I think how much you put into a resale depends on what you want to re-sell it as and how quickly you want to re-sell it. For me, the ranges are too low but I buy already broke ponies that just need finishing to sell as A circuit hunters so unless I find someone who has no idea how nice their pony could be, I'm going to be paying more than 2k because that person knows their pony will be A circuit quality with work and miles. I don't own my own place so I don't like to buy too young because then I end up investing a lot of money into them over time with board. I usually look for w/t/c, started o/f, and started on changes. My max is 10k, but I prefer to stay at 7500 or less.
The most I've ever paid for one of mine is 1k. However I live very close to the track and I race horses myself so I have an "in."
I deal completely with OTTBs. Since the market here is very low I usually resell within 4-6 weeks and double my money. My costs are low (hubby is a farrier and we have tons of turn out) so the most mine tend to sell for is 2500-3k.

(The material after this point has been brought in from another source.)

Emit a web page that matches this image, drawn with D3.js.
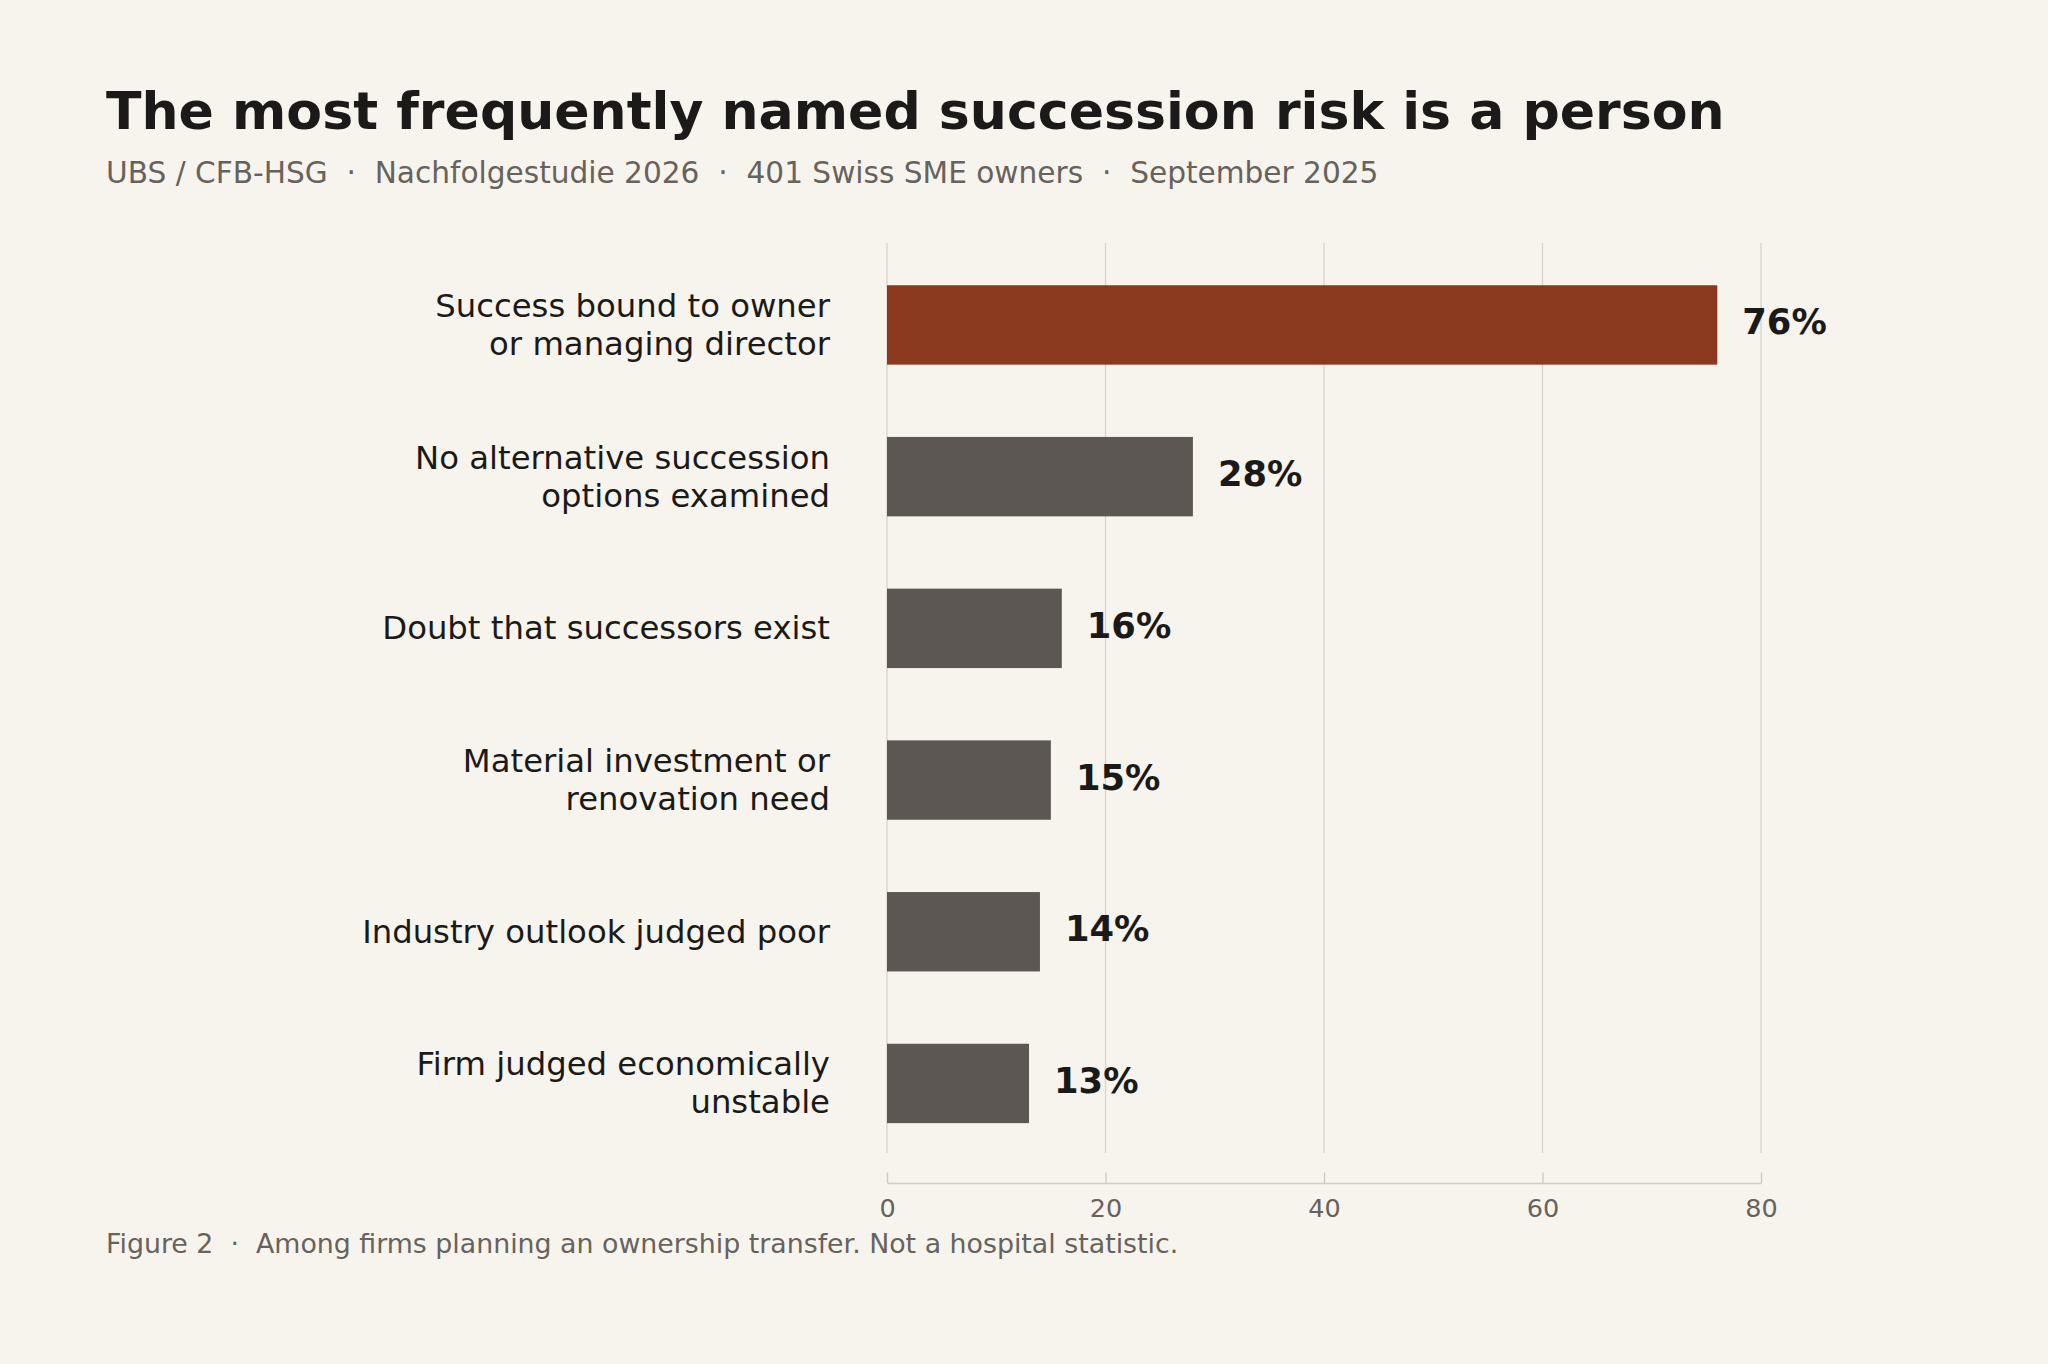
<!DOCTYPE html>
<html>
<head>
<meta charset="utf-8">
<script src="https://cdn.jsdelivr.net/npm/d3@7"></script>
<style>
  html, body { margin: 0; padding: 0; background: #f7f4ee; }
  svg { display: block; }
  text { font-family: "DejaVu Sans", sans-serif; }
</style>
</head>
<body>
<svg id="chart" width="2048" height="1364"></svg>
<script>
// ---- data ----
const categories = [
  "Success bound to owner\nor managing director",
  "No alternative succession\noptions examined",
  "Doubt that successors exist",
  "Material investment or\nrenovation need",
  "Industry outlook judged poor",
  "Firm judged economically\nunstable"
];
const values = [76, 28, 16, 15, 14, 13];
const highlighted = ["Success bound to owner\nor managing director"];
const xTicks = [0, 20, 40, 60, 80];
const xDomain = [0, 80];

const titleText = "The most frequently named succession risk is a person";
const subtitleText = "UBS / CFB-HSG  \u00b7  Nachfolgestudie 2026  \u00b7  401 Swiss SME owners  \u00b7  September 2025";
const captionText = "Figure 2  \u00b7  Among firms planning an ownership transfer. Not a hospital statistic.";

// ---- layout ----
const W = 2048, H = 1364;
const plotLeft = 887, plotRight = 1761;
const bandTop = 249.1, bandBottom = 1159.3;
const gridTop = 243, gridBottom = 1153;
const axisY = 1183;

const colors = {
  bg: "#f7f4ee",
  text: "#1b1a18",
  muted: "#67625c",
  grid: "#d9d5ce",
  axis: "#cfcbc4",
  bar: "#5c5752",
  highlight: "#8a391e"
};

const svg = d3.select("#chart");
svg.append("rect").attr("width", W).attr("height", H).attr("fill", colors.bg);

const x = d3.scaleLinear().domain(xDomain).range([plotLeft, plotRight]);
const y = d3.scaleBand().domain(categories).range([bandTop, bandBottom])
  .paddingInner(0.4766).paddingOuter(0.2383);

// title, subtitle
svg.append("text").attr("x", 106).attr("y", 128.5)
  .attr("font-size", 52.1).attr("font-weight", "bold").attr("fill", colors.text)
  .text(titleText);
svg.append("text").attr("x", 106).attr("y", 182.7)
  .attr("font-size", 29.6).attr("fill", colors.muted)
  .attr("xml:space", "preserve").style("white-space", "pre")
  .text(subtitleText);

// gridlines
svg.append("g").selectAll("line").data(xTicks).join("line")
  .attr("x1", d => x(d)).attr("x2", d => x(d))
  .attr("y1", gridTop).attr("y2", gridBottom)
  .attr("stroke", colors.grid).attr("stroke-width", 1.4);

// bars
svg.append("g").selectAll("rect").data(categories).join("rect")
  .attr("x", x(0))
  .attr("y", d => y(d))
  .attr("width", (d, i) => x(values[i]) - x(0))
  .attr("height", y.bandwidth())
  .attr("fill", d => highlighted.includes(d) ? colors.highlight : colors.bar);

// value labels
svg.append("g").selectAll("text").data(categories).join("text")
  .attr("x", (d, i) => x(values[i]) + 25)
  .attr("y", d => y(d) + y.bandwidth() / 2 + 9.5)
  .attr("font-size", 35.3).attr("font-weight", "bold").attr("fill", colors.text)
  .text((d, i) => values[i] + "%");

// category labels
const lineH = 38;
const labels = svg.append("g").selectAll("text").data(categories).join("text")
  .attr("text-anchor", "end")
  .attr("font-size", 32.3).attr("fill", colors.text);
labels.each(function(d) {
  const lines = d.split("\n");
  const cy = y(d) + y.bandwidth() / 2;
  const first = cy + 11 - (lines.length - 1) * lineH / 2;
  d3.select(this).selectAll("tspan").data(lines).join("tspan")
    .attr("x", 830)
    .attr("y", (l, j) => first + j * lineH)
    .text(l => l);
});

// x axis
const axis = d3.axisBottom(x).tickValues(xTicks).tickSizeInner(-10.5).tickSizeOuter(0).tickPadding(15.5)
  .tickFormat(d3.format("d"));
const gx = svg.append("g").attr("transform", `translate(0,${axisY})`).call(axis);
gx.select(".domain").attr("stroke", colors.axis).attr("stroke-width", 1.6);
gx.selectAll(".tick line").attr("stroke", colors.axis).attr("stroke-width", 1.4);
gx.selectAll(".tick text").attr("font-size", 25.5).attr("fill", colors.muted)
  .attr("font-family", "DejaVu Sans, sans-serif");

// caption
svg.append("text").attr("x", 106).attr("y", 1253.3)
  .attr("font-size", 26.8).attr("fill", colors.muted)
  .attr("xml:space", "preserve").style("white-space", "pre")
  .text(captionText);
</script>
</body>
</html>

I have had some that I spend a little more time with but really the best ones come here, have some let down time, a few rides and sell cheap...but still put a little cushion in my bank account. I only do one horse at a time and the profits go right into my "horse care" account for my personal horse.
I usually buy for up to $1,000 for resale, but most of my horses I market to the low to mid level rider and pony clubber and they sell for usually $4000-$7,000. I also try to sell within 5 months of having the resale horse. Though my latest one I spent about $2,000 on with shipping as I also liked her for a project for myself.